● **What the task requires**
Pictures stay out. Extract the lines below from the first one through the line with "ax.plot(xs, vals, **style)", both included.
┏━━
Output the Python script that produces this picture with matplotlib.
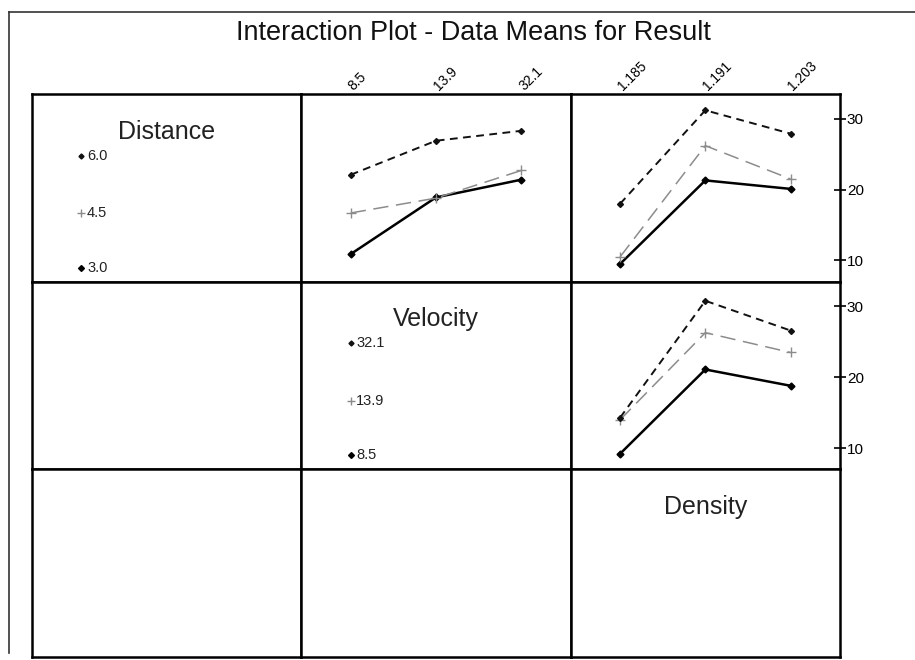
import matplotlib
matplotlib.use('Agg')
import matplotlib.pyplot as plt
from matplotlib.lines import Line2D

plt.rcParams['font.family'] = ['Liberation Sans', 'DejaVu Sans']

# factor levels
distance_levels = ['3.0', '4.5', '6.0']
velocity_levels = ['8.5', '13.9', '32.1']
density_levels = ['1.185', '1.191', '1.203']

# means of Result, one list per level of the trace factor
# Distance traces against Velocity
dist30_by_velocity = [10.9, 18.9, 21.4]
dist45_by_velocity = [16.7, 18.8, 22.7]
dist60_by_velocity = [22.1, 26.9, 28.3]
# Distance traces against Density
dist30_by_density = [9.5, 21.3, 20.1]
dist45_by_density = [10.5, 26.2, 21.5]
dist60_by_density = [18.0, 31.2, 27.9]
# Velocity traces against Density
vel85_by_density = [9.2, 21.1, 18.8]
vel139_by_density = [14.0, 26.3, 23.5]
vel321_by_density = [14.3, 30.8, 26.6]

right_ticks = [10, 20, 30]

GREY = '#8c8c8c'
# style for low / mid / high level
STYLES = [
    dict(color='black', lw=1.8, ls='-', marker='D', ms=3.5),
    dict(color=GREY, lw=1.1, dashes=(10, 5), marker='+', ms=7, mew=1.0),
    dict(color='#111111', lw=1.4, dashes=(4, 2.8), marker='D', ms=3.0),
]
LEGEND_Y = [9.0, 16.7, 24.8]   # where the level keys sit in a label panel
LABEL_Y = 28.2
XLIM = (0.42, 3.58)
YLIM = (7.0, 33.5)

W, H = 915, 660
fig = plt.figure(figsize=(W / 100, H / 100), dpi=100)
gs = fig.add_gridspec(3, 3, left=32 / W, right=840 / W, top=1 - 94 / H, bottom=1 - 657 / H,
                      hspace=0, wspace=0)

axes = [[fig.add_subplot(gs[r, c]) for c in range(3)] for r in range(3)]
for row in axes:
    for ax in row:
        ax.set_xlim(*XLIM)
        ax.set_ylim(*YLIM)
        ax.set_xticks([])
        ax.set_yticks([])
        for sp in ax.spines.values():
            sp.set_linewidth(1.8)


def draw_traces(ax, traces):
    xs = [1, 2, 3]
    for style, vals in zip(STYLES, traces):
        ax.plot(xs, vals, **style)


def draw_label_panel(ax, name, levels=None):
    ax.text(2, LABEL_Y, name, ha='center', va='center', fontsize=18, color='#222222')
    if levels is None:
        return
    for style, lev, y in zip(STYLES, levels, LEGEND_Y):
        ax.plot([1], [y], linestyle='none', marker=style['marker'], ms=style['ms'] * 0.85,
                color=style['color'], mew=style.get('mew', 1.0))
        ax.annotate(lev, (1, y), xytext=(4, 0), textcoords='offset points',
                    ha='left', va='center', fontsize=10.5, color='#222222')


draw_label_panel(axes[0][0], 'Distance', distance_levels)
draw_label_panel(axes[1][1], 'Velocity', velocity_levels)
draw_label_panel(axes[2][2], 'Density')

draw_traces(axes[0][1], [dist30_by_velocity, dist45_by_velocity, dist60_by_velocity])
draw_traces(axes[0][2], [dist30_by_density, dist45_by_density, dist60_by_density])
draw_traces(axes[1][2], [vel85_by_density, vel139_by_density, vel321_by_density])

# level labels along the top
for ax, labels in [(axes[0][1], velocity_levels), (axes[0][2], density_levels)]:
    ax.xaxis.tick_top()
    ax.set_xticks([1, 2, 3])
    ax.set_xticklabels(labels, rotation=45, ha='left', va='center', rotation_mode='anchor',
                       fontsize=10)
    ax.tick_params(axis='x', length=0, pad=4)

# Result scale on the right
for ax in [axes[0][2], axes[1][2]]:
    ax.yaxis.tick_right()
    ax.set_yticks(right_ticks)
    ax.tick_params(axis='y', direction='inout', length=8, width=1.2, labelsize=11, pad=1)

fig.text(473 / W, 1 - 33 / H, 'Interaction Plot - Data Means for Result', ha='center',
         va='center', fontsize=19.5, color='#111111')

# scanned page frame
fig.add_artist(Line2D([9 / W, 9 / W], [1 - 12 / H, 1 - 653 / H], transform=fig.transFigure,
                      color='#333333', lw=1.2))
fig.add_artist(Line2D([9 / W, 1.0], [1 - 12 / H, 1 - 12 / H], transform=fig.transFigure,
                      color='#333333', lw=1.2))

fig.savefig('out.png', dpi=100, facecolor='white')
┗━━
● **Answer in full**
Output the Python script that produces this picture with matplotlib.
import matplotlib
matplotlib.use('Agg')
import matplotlib.pyplot as plt
from matplotlib.lines import Line2D

plt.rcParams['font.family'] = ['Liberation Sans', 'DejaVu Sans']

# factor levels
distance_levels = ['3.0', '4.5', '6.0']
velocity_levels = ['8.5', '13.9', '32.1']
density_levels = ['1.185', '1.191', '1.203']

# means of Result, one list per level of the trace factor
# Distance traces against Velocity
dist30_by_velocity = [10.9, 18.9, 21.4]
dist45_by_velocity = [16.7, 18.8, 22.7]
dist60_by_velocity = [22.1, 26.9, 28.3]
# Distance traces against Density
dist30_by_density = [9.5, 21.3, 20.1]
dist45_by_density = [10.5, 26.2, 21.5]
dist60_by_density = [18.0, 31.2, 27.9]
# Velocity traces against Density
vel85_by_density = [9.2, 21.1, 18.8]
vel139_by_density = [14.0, 26.3, 23.5]
vel321_by_density = [14.3, 30.8, 26.6]

right_ticks = [10, 20, 30]

GREY = '#8c8c8c'
# style for low / mid / high level
STYLES = [
    dict(color='black', lw=1.8, ls='-', marker='D', ms=3.5),
    dict(color=GREY, lw=1.1, dashes=(10, 5), marker='+', ms=7, mew=1.0),
    dict(color='#111111', lw=1.4, dashes=(4, 2.8), marker='D', ms=3.0),
]
LEGEND_Y = [9.0, 16.7, 24.8]   # where the level keys sit in a label panel
LABEL_Y = 28.2
XLIM = (0.42, 3.58)
YLIM = (7.0, 33.5)

W, H = 915, 660
fig = plt.figure(figsize=(W / 100, H / 100), dpi=100)
gs = fig.add_gridspec(3, 3, left=32 / W, right=840 / W, top=1 - 94 / H, bottom=1 - 657 / H,
                      hspace=0, wspace=0)

axes = [[fig.add_subplot(gs[r, c]) for c in range(3)] for r in range(3)]
for row in axes:
    for ax in row:
        ax.set_xlim(*XLIM)
        ax.set_ylim(*YLIM)
        ax.set_xticks([])
        ax.set_yticks([])
        for sp in ax.spines.values():
            sp.set_linewidth(1.8)


def draw_traces(ax, traces):
    xs = [1, 2, 3]
    for style, vals in zip(STYLES, traces):
        ax.plot(xs, vals, **style)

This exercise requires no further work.